**Your goal:**
Return, without pictures, the lines from the start of the data through the one that contains "import matplotlib.pyplot as plt".

**Provided material:**
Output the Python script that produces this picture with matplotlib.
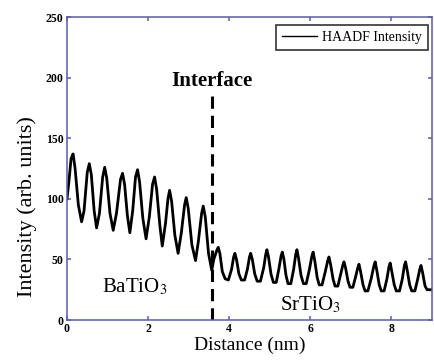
import matplotlib
matplotlib.use("Agg")
import matplotlib.pyplot as plt

# HAADF line profile (distance in nm, intensity in arb. units)
bto_x = [0.00, 0.05, 0.10, 0.15, 0.20, 0.28, 0.36, 0.42, 0.50, 0.55, 0.60, 0.67,
         0.73, 0.80, 0.88, 0.93, 0.98, 1.06, 1.14, 1.22, 1.32, 1.37, 1.42, 1.49,
         1.55, 1.62, 1.69, 1.74, 1.79, 1.87, 1.95, 2.03, 2.11, 2.16, 2.21, 2.29,
         2.35, 2.43, 2.49, 2.53, 2.58, 2.66, 2.74, 2.82, 2.90, 2.94, 2.99, 3.08,
         3.17, 3.24, 3.32, 3.36, 3.41, 3.49]
bto_y = [100, 115, 133, 137, 125, 95, 81, 90, 122, 129, 120, 90,
         76, 88, 118, 126, 117, 88, 74, 88, 116, 121, 112, 86,
         72, 90, 118, 124, 114, 84, 67, 85, 112, 118, 108, 78,
         61, 80, 100, 107, 98, 70, 55, 72, 95, 101, 92, 62,
         49, 65, 88, 94, 85, 55]
sto_x = [3.57, 3.62, 3.66, 3.70, 3.73, 3.77, 3.83, 3.90, 3.98, 4.06, 4.11, 4.14,
         4.18, 4.24, 4.30, 4.38, 4.45, 4.50, 4.53, 4.57, 4.63, 4.69, 4.77, 4.85,
         4.90, 4.93, 4.97, 5.03, 5.09, 5.16, 5.23, 5.28, 5.31, 5.35, 5.40, 5.45,
         5.52, 5.59, 5.64, 5.67, 5.71, 5.77, 5.83, 5.90, 5.98, 6.04, 6.07, 6.11,
         6.17, 6.22, 6.29, 6.37, 6.43, 6.46, 6.50, 6.56, 6.61, 6.68, 6.75, 6.80,
         6.83, 6.87, 6.93, 6.98, 7.05, 7.12, 7.17, 7.20, 7.24, 7.30, 7.35, 7.42,
         7.50, 7.57, 7.60, 7.64, 7.70, 7.75, 7.82, 7.89, 7.94, 7.97, 8.01, 8.07,
         8.12, 8.20, 8.27, 8.32, 8.35, 8.39, 8.45, 8.50, 8.58, 8.65, 8.70, 8.73,
         8.77, 8.83, 8.88, 9.00]
sto_y = [41, 50, 54, 58, 60, 55, 40, 34, 33, 42, 52, 55,
         50, 38, 33, 33, 42, 52, 55, 50, 38, 32, 32, 43,
         54, 58, 52, 38, 31, 31, 43, 53, 56, 50, 37, 30,
         30, 42, 54, 58, 51, 37, 30, 30, 42, 53, 56, 49,
         35, 29, 29, 40, 49, 52, 46, 34, 28, 28, 38, 45,
         48, 43, 32, 27, 27, 36, 43, 46, 40, 29, 24, 24,
         34, 45, 48, 41, 29, 24, 24, 34, 44, 47, 40, 29,
         24, 24, 34, 45, 48, 41, 29, 24, 24, 34, 42, 45,
         39, 28, 25, 25]

interface_x = 3.57
interface_top = 191
x_ticks = [0, 2, 4, 6, 8]
y_ticks = [0, 50, 100, 150, 200, 250]

serif = ["Liberation Serif", "DejaVu Serif"]
spine_color = "#5a5ab4"

fig = plt.figure(figsize=(4.35, 3.62), dpi=100)
ax = fig.add_axes([0.154, 0.116, 0.839, 0.837])

ax.plot(bto_x + sto_x, bto_y + sto_y, color="black", lw=2.0,
        solid_joinstyle="round", label="HAADF Intensity")
ax.plot([interface_x, interface_x], [0, interface_top], color="black",
        lw=2.2, dashes=(4, 2.3))

ax.set_xlim(0, 9)
ax.set_ylim(0, 250)
ax.set_xticks(x_ticks)
ax.set_yticks(y_ticks)
for s in ax.spines.values():
    s.set_color(spine_color)
    s.set_linewidth(1.1)
ax.tick_params(direction="in", length=3, width=1.1, color=spine_color,
               top=True, right=True, labelsize=8.5, pad=2.5)
for lab in ax.get_xticklabels() + ax.get_yticklabels():
    lab.set_family(serif)
    lab.set_fontweight("bold")

ax.set_xlabel("Distance (nm)", family=serif, fontsize=14, labelpad=1)
fig.text(0.062, 0.43, "Intensity (arb. units)", family=serif, fontsize=16,
         rotation=90, ha="center", va="center")

ax.text(interface_x, 197, "Interface", family=serif, fontsize=15,
        fontweight="bold", ha="center", va="center")
ax.text(1.66, 27, r"BaTiO$_3$", family=serif, fontsize=15,
        ha="center", va="center", math_fontfamily="stix")
ax.text(6.0, 12.4, r"SrTiO$_3$", family=serif, fontsize=15,
        ha="center", va="center", math_fontfamily="stix")

leg = ax.legend(loc="upper right", bbox_to_anchor=(0.989, 0.974),
                borderaxespad=0, fancybox=False, handlelength=2.5,
                handletextpad=0.35, borderpad=0.45,
                prop={"family": serif, "size": 10})
leg.get_frame().set_edgecolor("black")
leg.get_frame().set_linewidth(1.2)
leg.get_lines()[0].set_linewidth(1.0)

fig.savefig("out.png", dpi=100)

**Answer in full:**
Output the Python script that produces this picture with matplotlib.
import matplotlib
matplotlib.use("Agg")
import matplotlib.pyplot as plt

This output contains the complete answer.